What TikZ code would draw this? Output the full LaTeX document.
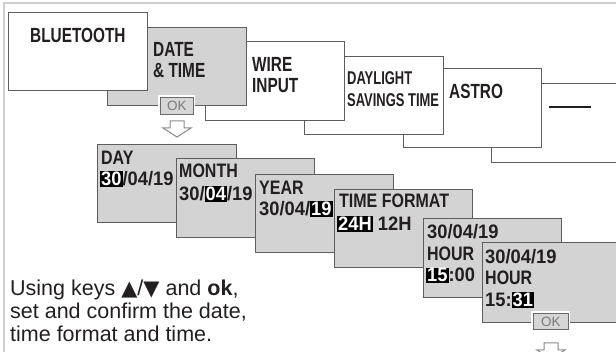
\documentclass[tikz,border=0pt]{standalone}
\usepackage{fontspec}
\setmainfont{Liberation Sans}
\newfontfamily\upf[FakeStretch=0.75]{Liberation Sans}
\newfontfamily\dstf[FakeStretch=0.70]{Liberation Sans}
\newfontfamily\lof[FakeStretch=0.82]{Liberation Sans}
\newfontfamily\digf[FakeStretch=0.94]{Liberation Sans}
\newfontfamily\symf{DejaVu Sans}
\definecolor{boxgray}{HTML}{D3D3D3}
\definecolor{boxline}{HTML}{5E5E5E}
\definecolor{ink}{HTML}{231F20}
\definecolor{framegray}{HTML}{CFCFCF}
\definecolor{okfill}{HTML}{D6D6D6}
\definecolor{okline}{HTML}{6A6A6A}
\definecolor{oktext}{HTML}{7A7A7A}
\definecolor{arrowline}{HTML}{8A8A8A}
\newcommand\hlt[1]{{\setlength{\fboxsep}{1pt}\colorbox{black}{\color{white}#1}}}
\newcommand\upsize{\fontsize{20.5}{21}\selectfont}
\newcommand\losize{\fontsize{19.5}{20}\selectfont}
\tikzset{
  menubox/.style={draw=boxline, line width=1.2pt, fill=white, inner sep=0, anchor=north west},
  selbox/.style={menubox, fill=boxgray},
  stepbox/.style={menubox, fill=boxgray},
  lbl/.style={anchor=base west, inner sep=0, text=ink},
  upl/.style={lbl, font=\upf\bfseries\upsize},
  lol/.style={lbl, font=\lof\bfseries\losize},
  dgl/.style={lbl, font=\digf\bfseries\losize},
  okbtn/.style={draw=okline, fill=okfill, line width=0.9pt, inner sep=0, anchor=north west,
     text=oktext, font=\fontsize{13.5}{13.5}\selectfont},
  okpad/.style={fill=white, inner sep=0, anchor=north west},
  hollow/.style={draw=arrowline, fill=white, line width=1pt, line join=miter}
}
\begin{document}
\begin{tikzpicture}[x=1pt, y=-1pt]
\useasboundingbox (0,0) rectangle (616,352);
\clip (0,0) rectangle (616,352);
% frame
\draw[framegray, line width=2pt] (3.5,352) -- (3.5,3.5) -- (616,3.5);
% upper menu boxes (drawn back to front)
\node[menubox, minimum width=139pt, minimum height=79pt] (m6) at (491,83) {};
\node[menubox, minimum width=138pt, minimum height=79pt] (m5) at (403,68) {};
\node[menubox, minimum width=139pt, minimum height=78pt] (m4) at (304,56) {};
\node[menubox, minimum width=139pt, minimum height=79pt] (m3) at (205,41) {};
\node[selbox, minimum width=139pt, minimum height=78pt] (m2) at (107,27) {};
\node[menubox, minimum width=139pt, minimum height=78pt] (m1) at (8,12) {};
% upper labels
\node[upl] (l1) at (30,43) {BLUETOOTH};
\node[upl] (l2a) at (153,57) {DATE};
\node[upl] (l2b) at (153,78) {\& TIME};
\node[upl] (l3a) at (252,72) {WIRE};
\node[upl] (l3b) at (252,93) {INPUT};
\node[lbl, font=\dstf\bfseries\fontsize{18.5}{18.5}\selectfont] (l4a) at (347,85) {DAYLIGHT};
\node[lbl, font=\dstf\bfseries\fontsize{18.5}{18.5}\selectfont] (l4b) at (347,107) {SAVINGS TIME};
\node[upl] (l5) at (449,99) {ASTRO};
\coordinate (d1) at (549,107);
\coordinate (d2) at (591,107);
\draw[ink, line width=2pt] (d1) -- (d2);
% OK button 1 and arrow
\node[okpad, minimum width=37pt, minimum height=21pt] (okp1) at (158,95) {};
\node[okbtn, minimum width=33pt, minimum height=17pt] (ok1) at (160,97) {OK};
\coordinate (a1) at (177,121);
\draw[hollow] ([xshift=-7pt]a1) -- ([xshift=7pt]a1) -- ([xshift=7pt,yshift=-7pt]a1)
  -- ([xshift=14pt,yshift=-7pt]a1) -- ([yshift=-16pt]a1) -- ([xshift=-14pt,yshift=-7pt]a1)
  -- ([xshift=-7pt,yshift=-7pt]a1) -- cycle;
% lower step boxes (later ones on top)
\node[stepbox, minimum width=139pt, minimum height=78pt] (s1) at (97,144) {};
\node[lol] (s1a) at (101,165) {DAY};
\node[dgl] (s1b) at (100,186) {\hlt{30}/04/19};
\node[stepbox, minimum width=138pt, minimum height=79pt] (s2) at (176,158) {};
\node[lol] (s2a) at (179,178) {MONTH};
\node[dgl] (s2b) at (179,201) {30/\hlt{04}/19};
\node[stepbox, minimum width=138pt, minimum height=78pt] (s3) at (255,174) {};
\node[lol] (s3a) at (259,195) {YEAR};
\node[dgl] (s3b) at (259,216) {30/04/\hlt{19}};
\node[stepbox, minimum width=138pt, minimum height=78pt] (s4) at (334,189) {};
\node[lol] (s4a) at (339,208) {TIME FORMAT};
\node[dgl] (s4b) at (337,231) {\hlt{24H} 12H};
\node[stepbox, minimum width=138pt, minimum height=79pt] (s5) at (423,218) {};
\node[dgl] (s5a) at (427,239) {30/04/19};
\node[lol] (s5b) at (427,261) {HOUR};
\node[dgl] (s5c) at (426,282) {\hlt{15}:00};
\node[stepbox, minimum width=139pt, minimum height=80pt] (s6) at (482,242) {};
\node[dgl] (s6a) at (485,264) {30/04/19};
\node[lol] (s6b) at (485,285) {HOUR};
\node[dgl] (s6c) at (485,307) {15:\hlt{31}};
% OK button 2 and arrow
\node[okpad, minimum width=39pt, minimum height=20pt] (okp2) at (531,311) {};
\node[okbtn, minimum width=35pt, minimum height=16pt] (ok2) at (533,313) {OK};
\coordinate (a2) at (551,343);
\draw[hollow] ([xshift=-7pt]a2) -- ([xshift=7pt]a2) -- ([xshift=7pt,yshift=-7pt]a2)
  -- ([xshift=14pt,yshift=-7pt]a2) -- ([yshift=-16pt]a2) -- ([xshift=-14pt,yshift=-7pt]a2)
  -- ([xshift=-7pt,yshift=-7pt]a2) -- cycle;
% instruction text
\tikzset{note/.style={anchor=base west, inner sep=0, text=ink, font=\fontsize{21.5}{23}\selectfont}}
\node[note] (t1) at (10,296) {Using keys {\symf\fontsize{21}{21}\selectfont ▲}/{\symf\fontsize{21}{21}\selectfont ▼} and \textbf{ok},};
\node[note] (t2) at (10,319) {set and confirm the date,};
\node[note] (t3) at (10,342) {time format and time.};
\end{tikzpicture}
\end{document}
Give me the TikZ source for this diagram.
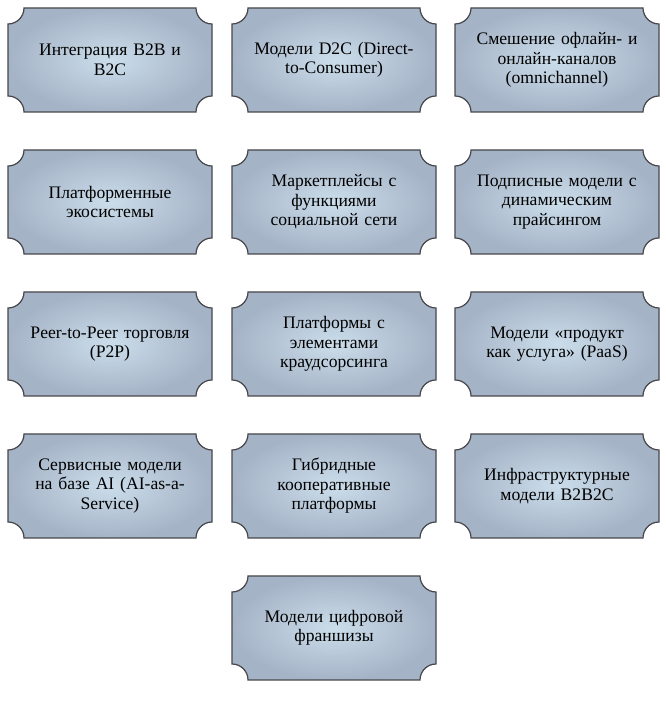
* * *
• [STATED PROBLEM]: Keep the pictures out and write out the records exactly.

• [FINAL ANSWER]:
What TikZ code would draw this? Output the full LaTeX document.
\documentclass[tikz,border=0pt]{standalone}
\usepackage{fontspec}
\setmainfont{Liberation Sans}
\newfontfamily\upf[FakeStretch=0.75]{Liberation Sans}
\newfontfamily\dstf[FakeStretch=0.70]{Liberation Sans}
\newfontfamily\lof[FakeStretch=0.82]{Liberation Sans}
\newfontfamily\digf[FakeStretch=0.94]{Liberation Sans}
\newfontfamily\symf{DejaVu Sans}
\definecolor{boxgray}{HTML}{D3D3D3}
\definecolor{boxline}{HTML}{5E5E5E}
\definecolor{ink}{HTML}{231F20}
\definecolor{framegray}{HTML}{CFCFCF}
\definecolor{okfill}{HTML}{D6D6D6}
\definecolor{okline}{HTML}{6A6A6A}
\definecolor{oktext}{HTML}{7A7A7A}
\definecolor{arrowline}{HTML}{8A8A8A}
\newcommand\hlt[1]{{\setlength{\fboxsep}{1pt}\colorbox{black}{\color{white}#1}}}
\newcommand\upsize{\fontsize{20.5}{21}\selectfont}
\newcommand\losize{\fontsize{19.5}{20}\selectfont}
\tikzset{
  menubox/.style={draw=boxline, line width=1.2pt, fill=white, inner sep=0, anchor=north west},
  selbox/.style={menubox, fill=boxgray},
  stepbox/.style={menubox, fill=boxgray},
  lbl/.style={anchor=base west, inner sep=0, text=ink},
  upl/.style={lbl, font=\upf\bfseries\upsize},
  lol/.style={lbl, font=\lof\bfseries\losize},
  dgl/.style={lbl, font=\digf\bfseries\losize},
  okbtn/.style={draw=okline, fill=okfill, line width=0.9pt, inner sep=0, anchor=north west,
     text=oktext, font=\fontsize{13.5}{13.5}\selectfont},
  okpad/.style={fill=white, inner sep=0, anchor=north west},
  hollow/.style={draw=arrowline, fill=white, line width=1pt, line join=miter}
}
\begin{document}
\begin{tikzpicture}[x=1pt, y=-1pt]
\useasboundingbox (0,0) rectangle (616,352);
\clip (0,0) rectangle (616,352);
% frame
\draw[framegray, line width=2pt] (3.5,352) -- (3.5,3.5) -- (616,3.5);
% upper menu boxes (drawn back to front)
\node[menubox, minimum width=139pt, minimum height=79pt] (m6) at (491,83) {};
\node[menubox, minimum width=138pt, minimum height=79pt] (m5) at (403,68) {};
\node[menubox, minimum width=139pt, minimum height=78pt] (m4) at (304,56) {};
\node[menubox, minimum width=139pt, minimum height=79pt] (m3) at (205,41) {};
\node[selbox, minimum width=139pt, minimum height=78pt] (m2) at (107,27) {};
\node[menubox, minimum width=139pt, minimum height=78pt] (m1) at (8,12) {};
% upper labels
\node[upl] (l1) at (30,43) {BLUETOOTH};
\node[upl] (l2a) at (153,57) {DATE};
\node[upl] (l2b) at (153,78) {\& TIME};
\node[upl] (l3a) at (252,72) {WIRE};
\node[upl] (l3b) at (252,93) {INPUT};
\node[lbl, font=\dstf\bfseries\fontsize{18.5}{18.5}\selectfont] (l4a) at (347,85) {DAYLIGHT};
\node[lbl, font=\dstf\bfseries\fontsize{18.5}{18.5}\selectfont] (l4b) at (347,107) {SAVINGS TIME};
\node[upl] (l5) at (449,99) {ASTRO};
\coordinate (d1) at (549,107);
\coordinate (d2) at (591,107);
\draw[ink, line width=2pt] (d1) -- (d2);
% OK button 1 and arrow
\node[okpad, minimum width=37pt, minimum height=21pt] (okp1) at (158,95) {};
\node[okbtn, minimum width=33pt, minimum height=17pt] (ok1) at (160,97) {OK};
\coordinate (a1) at (177,121);
\draw[hollow] ([xshift=-7pt]a1) -- ([xshift=7pt]a1) -- ([xshift=7pt,yshift=-7pt]a1)
  -- ([xshift=14pt,yshift=-7pt]a1) -- ([yshift=-16pt]a1) -- ([xshift=-14pt,yshift=-7pt]a1)
  -- ([xshift=-7pt,yshift=-7pt]a1) -- cycle;
% lower step boxes (later ones on top)
\node[stepbox, minimum width=139pt, minimum height=78pt] (s1) at (97,144) {};
\node[lol] (s1a) at (101,165) {DAY};
\node[dgl] (s1b) at (100,186) {\hlt{30}/04/19};
\node[stepbox, minimum width=138pt, minimum height=79pt] (s2) at (176,158) {};
\node[lol] (s2a) at (179,178) {MONTH};
\node[dgl] (s2b) at (179,201) {30/\hlt{04}/19};
\node[stepbox, minimum width=138pt, minimum height=78pt] (s3) at (255,174) {};
\node[lol] (s3a) at (259,195) {YEAR};
\node[dgl] (s3b) at (259,216) {30/04/\hlt{19}};
\node[stepbox, minimum width=138pt, minimum height=78pt] (s4) at (334,189) {};
\node[lol] (s4a) at (339,208) {TIME FORMAT};
\node[dgl] (s4b) at (337,231) {\hlt{24H} 12H};
\node[stepbox, minimum width=138pt, minimum height=79pt] (s5) at (423,218) {};
\node[dgl] (s5a) at (427,239) {30/04/19};
\node[lol] (s5b) at (427,261) {HOUR};
\node[dgl] (s5c) at (426,282) {\hlt{15}:00};
\node[stepbox, minimum width=139pt, minimum height=80pt] (s6) at (482,242) {};
\node[dgl] (s6a) at (485,264) {30/04/19};
\node[lol] (s6b) at (485,285) {HOUR};
\node[dgl] (s6c) at (485,307) {15:\hlt{31}};
% OK button 2 and arrow
\node[okpad, minimum width=39pt, minimum height=20pt] (okp2) at (531,311) {};
\node[okbtn, minimum width=35pt, minimum height=16pt] (ok2) at (533,313) {OK};
\coordinate (a2) at (551,343);
\draw[hollow] ([xshift=-7pt]a2) -- ([xshift=7pt]a2) -- ([xshift=7pt,yshift=-7pt]a2)
  -- ([xshift=14pt,yshift=-7pt]a2) -- ([yshift=-16pt]a2) -- ([xshift=-14pt,yshift=-7pt]a2)
  -- ([xshift=-7pt,yshift=-7pt]a2) -- cycle;
% instruction text
\tikzset{note/.style={anchor=base west, inner sep=0, text=ink, font=\fontsize{21.5}{23}\selectfont}}
\node[note] (t1) at (10,296) {Using keys {\symf\fontsize{21}{21}\selectfont ▲}/{\symf\fontsize{21}{21}\selectfont ▼} and \textbf{ok},};
\node[note] (t2) at (10,319) {set and confirm the date,};
\node[note] (t3) at (10,342) {time format and time.};
\end{tikzpicture}
\end{document}
Give me the TikZ source for this diagram.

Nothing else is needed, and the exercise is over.